Isabelle Malmezat – ses transparences vitales

Christian Noorbergen, le 4 décembre 2023

Isabelle Malmezat conjure à vif les mauvaises mémoires. D’inconnus paysages font chez elle territoire d’inquiétude. En vive humanité perdue, éperdue, elle invente d’obscurs élans souterrains, de subtils sillages d’êtres, des poussières d’âme, et d’étranges obsessions charnelles. Les éphémères entités passantes qu’elle crée, ses doubles fragiles et prodigieux, surgissent en fine et dure transparence. “L’homme est loin de lui-même“ dit-elle.
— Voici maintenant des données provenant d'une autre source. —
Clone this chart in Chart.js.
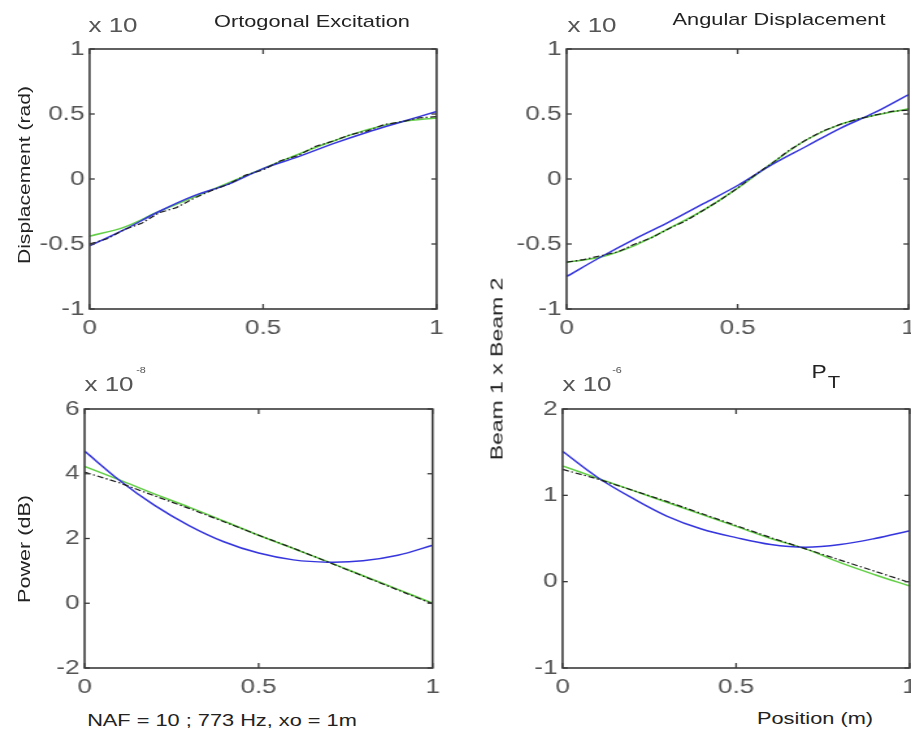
<!DOCTYPE html>
<html><head><meta charset="utf-8">
<script src="https://cdn.jsdelivr.net/npm/chart.js@4/dist/chart.umd.min.js"></script>
<style>
html,body{margin:0;padding:0;background:#fff;overflow:hidden;width:911px;height:733px}
#fig{position:relative;width:911px;height:733px;overflow:hidden;background:#fff}
canvas.cv{position:absolute;transform-origin:0 0;transform:scaleX(1.3)}
.t{position:absolute;font-family:"Liberation Sans",Arial,sans-serif;white-space:nowrap;color:#222;line-height:1}
</style></head><body><div id="fig"></div><script>
// ---------- data ----------
const xPos = [0, 0.1, 0.2, 0.3, 0.4, 0.5, 0.6, 0.7, 0.8, 0.9, 1.0];
const xPosFine = [0, 0.05, 0.1, 0.15, 0.2, 0.25, 0.3, 0.35, 0.4, 0.45, 0.5, 0.55, 0.6, 0.65, 0.7, 0.75, 0.8, 0.85, 0.9, 0.95, 1.0];
const xTickValues = [0, 0.5, 1];

// Ortogonal Excitation (top-left)
const orthoBlue  = [-0.515, -0.39, -0.25, -0.13, -0.04, 0.08, 0.17, 0.27, 0.36, 0.44, 0.52];
const orthoGreen = [-0.44, -0.37, -0.25, -0.14, -0.03, 0.08, 0.19, 0.29, 0.38, 0.44, 0.47];
const orthoBlack = [-0.50, -0.46, -0.39, -0.34, -0.26, -0.22, -0.15, -0.09, -0.04, 0.03, 0.07, 0.14, 0.18, 0.25, 0.29, 0.34, 0.37, 0.42, 0.44, 0.47, 0.48];

// Angular Displacement (top-right)
const angBlue  = [-0.75, -0.60, -0.46, -0.33, -0.19, -0.05, 0.11, 0.25, 0.39, 0.51, 0.65];
const angGreen = [-0.64, -0.60, -0.51, -0.38, -0.24, -0.07, 0.12, 0.30, 0.42, 0.49, 0.54];
const angBlack = [-0.64, -0.62, -0.59, -0.56, -0.50, -0.45, -0.38, -0.32, -0.24, -0.16, -0.07, 0.03, 0.12, 0.22, 0.30, 0.37, 0.42, 0.46, 0.49, 0.52, 0.53];

// Power (bottom-left), x 10^-8
const powBlue  = [4.70, 3.80, 3.03, 2.40, 1.90, 1.55, 1.34, 1.27, 1.31, 1.48, 1.79];
const powGreen = [4.23, 3.81, 3.38, 2.97, 2.54, 2.10, 1.69, 1.28, 0.85, 0.43, 0.0];
const powBlack = [4.05, 3.72, 3.32, 2.93, 2.52, 2.10, 1.70, 1.27, 0.84, 0.41, -0.02];

// P_T (bottom-right), x 10^-6
const ptBlue  = [1.51, 1.21, 0.97, 0.76, 0.61, 0.51, 0.43, 0.40, 0.43, 0.50, 0.59];
const ptGreen = [1.34, 1.20, 1.06, 0.92, 0.78, 0.64, 0.50, 0.38, 0.22, 0.08, -0.05];
const ptBlack = [1.30, 1.19, 1.06, 0.93, 0.79, 0.65, 0.51, 0.38, 0.25, 0.12, -0.01];

// ---------- styling ----------
const S = 1.3;              // horizontal glyph stretch of the original figure
const BLUE = '#3535dd', GREEN = '#62cf45', BLACK = '#1c1c1c';
const TICKFONT = {family: '"Liberation Sans", Arial, sans-serif', size: 20};
const TICKCOLOR = '#555';
const fmt = v => String(Math.round(v * 1000) / 1000);
const fig = document.getElementById('fig');

const frame = {
  id: 'frame',
  afterDraw(chart) {
    const {ctx, chartArea: a, scales: {x, y}} = chart;
    ctx.save();
    ctx.strokeStyle = '#3a3a3a';
    ctx.lineWidth = 1.6;
    ctx.strokeRect(a.left, a.top, a.right - a.left, a.bottom - a.top);
    ctx.lineWidth = 1.3;
    const seg = (x1, y1, x2, y2) => { ctx.beginPath(); ctx.moveTo(x1, y1); ctx.lineTo(x2, y2); ctx.stroke(); };
    x.ticks.forEach(t => { const px = x.getPixelForValue(t.value); seg(px, a.top, px, a.top + 5); seg(px, a.bottom, px, a.bottom - 5); });
    y.ticks.forEach(t => { const py = y.getPixelForValue(t.value); seg(a.left, py, a.left + 4, py); seg(a.right, py, a.right - 4, py); });
    ctx.restore();
  }
};

function pts(xs, ys) { return xs.map((v, i) => ({x: v, y: ys[i]})); }

function makePanel(p, yMin, yMax, yStep, blue, green, black, blackX) {
  const AXW = 52, TOP = 22, XAXH = 40, RPAD = 22;
  const plotW = (p.r - p.l) / S, plotH = p.b - p.t;
  const W = Math.ceil(AXW + plotW + RPAD);
  const H = TOP + plotH + XAXH;
  const cv = document.createElement('canvas');
  cv.className = 'cv';
  cv.width = W; cv.height = H;
  cv.style.width = W + 'px'; cv.style.height = H + 'px';
  cv.style.left = (p.l - AXW * S) + 'px';
  cv.style.top = (p.t - TOP) + 'px';
  fig.appendChild(cv);
  new Chart(cv, {
    type: 'line',
    data: {
      datasets: [
        {data: pts(blackX, black), borderColor: BLACK, borderWidth: 1.2, borderDash: [5, 2, 1.5, 2], pointRadius: 0, tension: 0, order: 0},
        {data: pts(xPos, blue), borderColor: BLUE, borderWidth: 1.5, pointRadius: 0, tension: 0.35, order: 1},
        {data: pts(xPos, green), borderColor: GREEN, borderWidth: 1.5, pointRadius: 0, tension: 0.35, order: 2}
      ]
    },
    options: {
      responsive: false, animation: false, devicePixelRatio: 1,
      layout: {padding: {left: 0, top: TOP, right: W - AXW - plotW, bottom: 0}},
      plugins: {legend: {display: false}, tooltip: {enabled: false}},
      scales: {
        x: {
          type: 'linear', min: 0, max: 1,
          afterBuildTicks: s => { s.ticks = xTickValues.map(v => ({value: v})); },
          ticks: {font: TICKFONT, color: TICKCOLOR, padding: 7, maxRotation: 0, autoSkip: false, callback: fmt},
          grid: {display: false, drawTicks: false}, border: {display: false},
          afterFit: s => { s.height = XAXH; }
        },
        y: {
          type: 'linear', min: yMin, max: yMax,
          ticks: {stepSize: yStep, font: TICKFONT, color: TICKCOLOR, padding: 4, callback: fmt},
          grid: {display: false, drawTicks: false}, border: {display: false},
          afterFit: s => { s.width = AXW; }
        }
      }
    },
    plugins: [frame]
  });
}

makePanel({l: 90, r: 437, t: 49, b: 309}, -1, 1, 0.5, orthoBlue, orthoGreen, orthoBlack, xPosFine);
makePanel({l: 567, r: 909, t: 49, b: 309}, -1, 1, 0.5, angBlue, angGreen, angBlack, xPosFine);
makePanel({l: 85, r: 433, t: 409, b: 668}, -2, 6, 2, powBlue, powGreen, powBlack, xPos);
makePanel({l: 563, r: 910, t: 409, b: 668}, -1, 2, 1, ptBlue, ptGreen, ptBlack, xPos);

// ---------- text ----------
function label(txt, cx, cy, size, opts = {}) {
  const d = document.createElement('div');
  d.className = 't';
  d.textContent = txt;
  d.style.fontSize = size + 'px';
  d.style.left = cx + 'px';
  d.style.top = cy + 'px';
  if (opts.color) d.style.color = opts.color;
  const k = opts.k || 1.28;
  d.style.transform = 'translate(-50%,-50%)' + (opts.rot ? ' rotate(' + opts.rot + 'deg)' : '') + ' scaleX(' + k + ')';
  fig.appendChild(d);
}
label('Ortogonal Excitation', 312, 21, 17);
label('Angular Displacement', 779, 19, 17);
label('x 10', 113, 25, 20, {color: '#555', k: 1.3});
label('x 10', 592, 25, 20, {color: '#555', k: 1.3});
label('x 10', 109, 384, 20, {color: '#555', k: 1.3});
label('-8', 141, 370, 9, {color: '#555', k: 1.2});
label('x 10', 587, 384, 20, {color: '#555', k: 1.3});
label('-6', 617, 370, 9, {color: '#555', k: 1.2});
label('P', 819, 371, 19, {k: 1.2});
label('T', 834, 382, 17, {k: 1.2});
label('Displacement (rad)', 24, 175, 17, {rot: -90, k: 1.24});
label('Power (dB)', 24, 549, 17, {rot: -90, k: 1.27});
label('Beam 1 x Beam 2', 497, 369, 17, {rot: -90, k: 1.35});
label('NAF = 10 ; 773 Hz, xo = 1m', 222, 720, 17);
label('Position (m)', 815, 718, 17);
</script></body></html>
Pénétrables sont les voies de l’art, par tous les signes, les traits ou les couleurs. Si Isabelle Malmezat les utilise avec une vigueur retenue et une profondeur chromatique extrême, la musique a constitué pour elle, qui a pratiqué le chant et les percussions, la première approche de l’art vécu. Son père était violoniste, “la musique coulait dans ses veines. Il jouait en pleine nuit“. Famille idéaliste de musiciens professionnels, et les pieds toujours en plein ciel… Des hauts et des bas nombreux. “Ma mère déprimait faute de pouvoir nous offrir un avenir merveilleux. Des hauts et des bas. Elle est morte, j’avais 15 ans. Je me suis élevée, portée par la tribu familiale…“ Celle qui, hors la musique, dessinait tout le temps, se lance à fond en peinture, sans réel apprentissage, prenant des cours “qui ne lui ont rien apporté“. Mais de grands chocs d’art la secouent. D’abord les envoûtements verticaux de Tàpies, “qui vont dans mes fondements, qui me font être ce que je suis“. Pour les très vivants, Isabelle Malmezat cite Anselm Kiefer, Lydie Arickx, les Staelens, Michel Nedjar, et encore, et peut-être surtout, Marc Petit. “Chez lui, je vois ceux de ma famille, des gens bien, les plus humains qui soient. Ils me protègent. C’est dans les choses fragiles et blessées que je me sens le mieux. J’ai besoin de la faille. J’ai besoin de perdition pour peindre “.

Une très étrange lumière auréole l’étendue, nimbée d’opacité et venue des confins du réel. Immensité voyageuse, en transit dans les marges habitées de l’univers.

Jusqu’au 16 décembre 2023 – Galerie Sophie Lévêque – Verdun (55)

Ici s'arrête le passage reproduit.